Современные исследователи полагают (ошибочно), будто русское представление о радости ограничивается состоянием удовольствия. Это не так: здесь просто влияние французских слов (например, joie, plaisir), которое семантически распространилось в литературном языке. Русское «испытать радость» вовсе не значит «получить удовольствие». «Русская радость» альтруистична, она избегает эгоистических удовольствий так же, как и не связывает радость со страданием. «Радости нужно страдание, — писал Шеллинг, выражая немецкое представление об этой эмоции, — страдание должно преображаться в радость». Когда Лев Карсавин в своих парафразах выражает ту же мысль, он просто следует за идеей немецкого происхождения. Ни английского внешнего впечатления, ни немецкого страдания, ни французского удовольствия русское состояние радости не несет.
Это чувство единения с миром в естественном состоянии здорового духа.
Русский смех — добрый. Он спасает от горя. И в грусти-тоске тоже происходит «взятие на себя, на себя обращенное коллективное переживание присутствует и в беде. Своеобразное психотерапевтическое средство освобождения. В древнерусской литературе только сугубо положительные личности — герои и святые — наделялись особым чувством душевного очищения в невзгодах — грустью, тоской и печалью.

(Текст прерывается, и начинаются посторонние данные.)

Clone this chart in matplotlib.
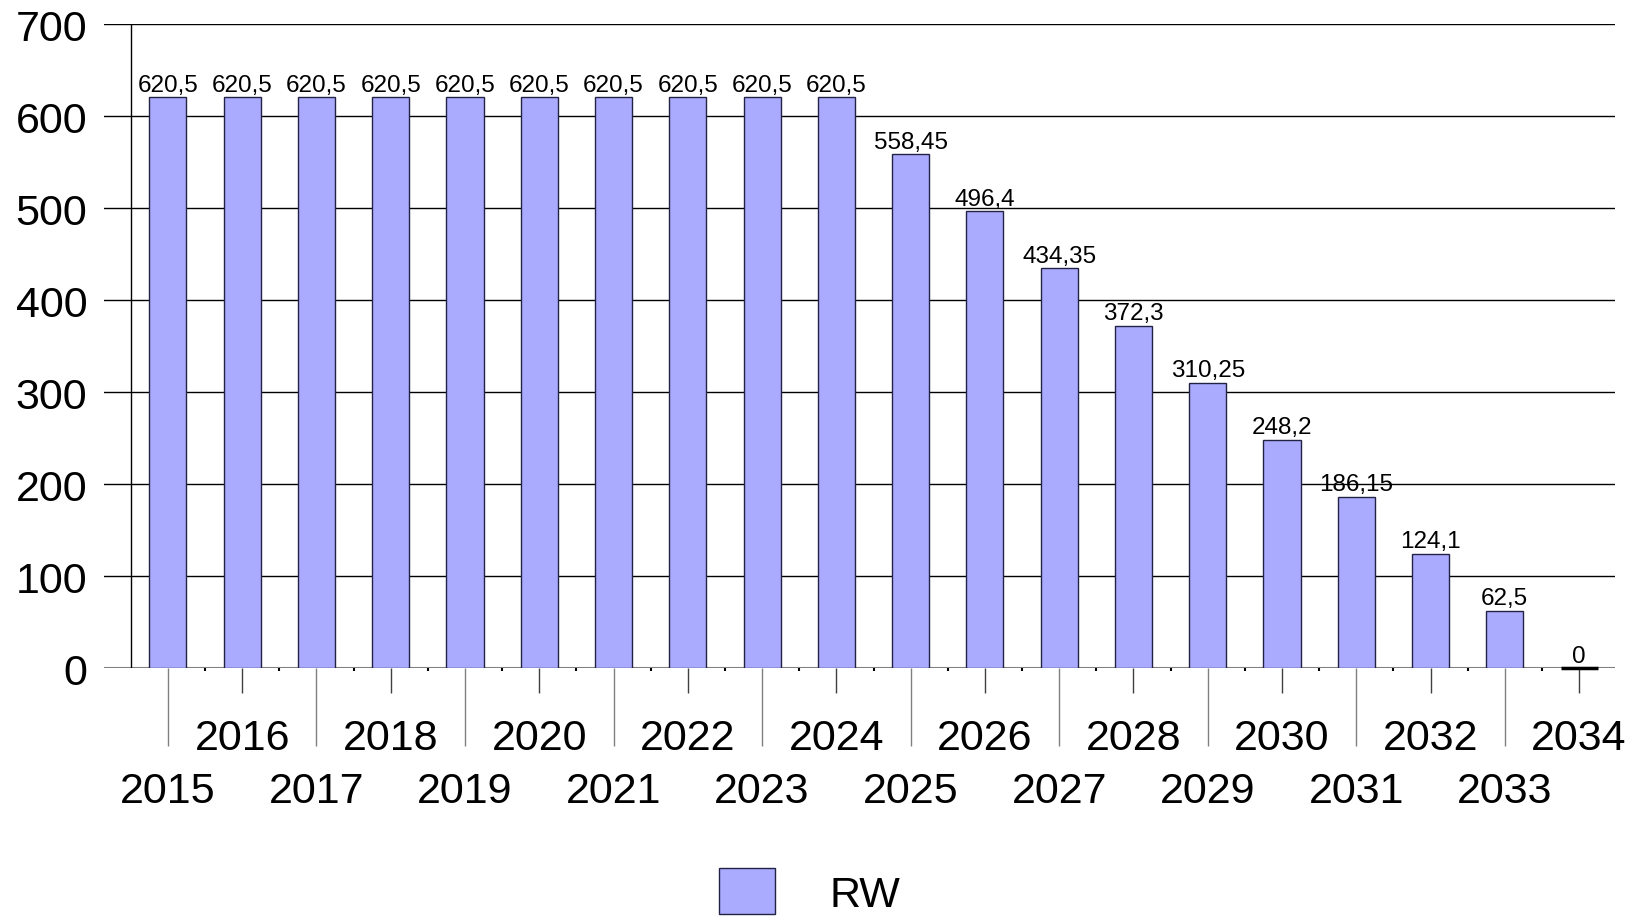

«Русский энтузиируется тоже по-своему: в такие минуты русская женщина ударяется в слезы, мужчина впадает в грусть» [Ключевский IX: 423]. Старая русская чувствительность, так мешающая трезвой оценке сложившихся обстоятельств. Тот же Ключевский иронически заметил: «Надобно сказать правду об этой идиллической чувствительности: для массы сердец она служила только приправой чувственности, не смягчая чувства» [Там же: 369]. Именно в этом оттенке и следует понимать традиционное русское уныние-умиление, впадающее в душу в самый неожиданный момент. «Необходимо освободиться от старой русской чувствительности, от ложной сострадательности и сентиментальности, от исключительной власти чувств и эмоций, в которых тонет воля и разум. Россия погибает от экстенсивности русской души и русской культуры, от слабой интенсивности труда» [Бердяев 1989, 4: 248].
Не станем множить примеры из текстов и словарей, связанных с обозначением оттенков этого — сначала чувства, потом эмоции. Но исходный первосмысл, на который веками наслаивались образные переносные значения корней, знать необходимо. Совмещение древнего, очень конкретного («ситуативного») значения с благоприобретенным в культуре новым и создавало в старые годы символ, за которым скрывалась целая цепочка внутренних переживаний:
грусть — как отвращение: она грызет
печаль — как забота: она печет, жжет
тоска — как стеснение духа: она истощает (ей сродни и скука)
плач — как битье (в грудь): он колотит
скорбь — как усиленная забота: она загрызает сердце
туга — как тяжесть на сердце: она тянет
мука — как сильное терзание сердца: она давит — и т. д.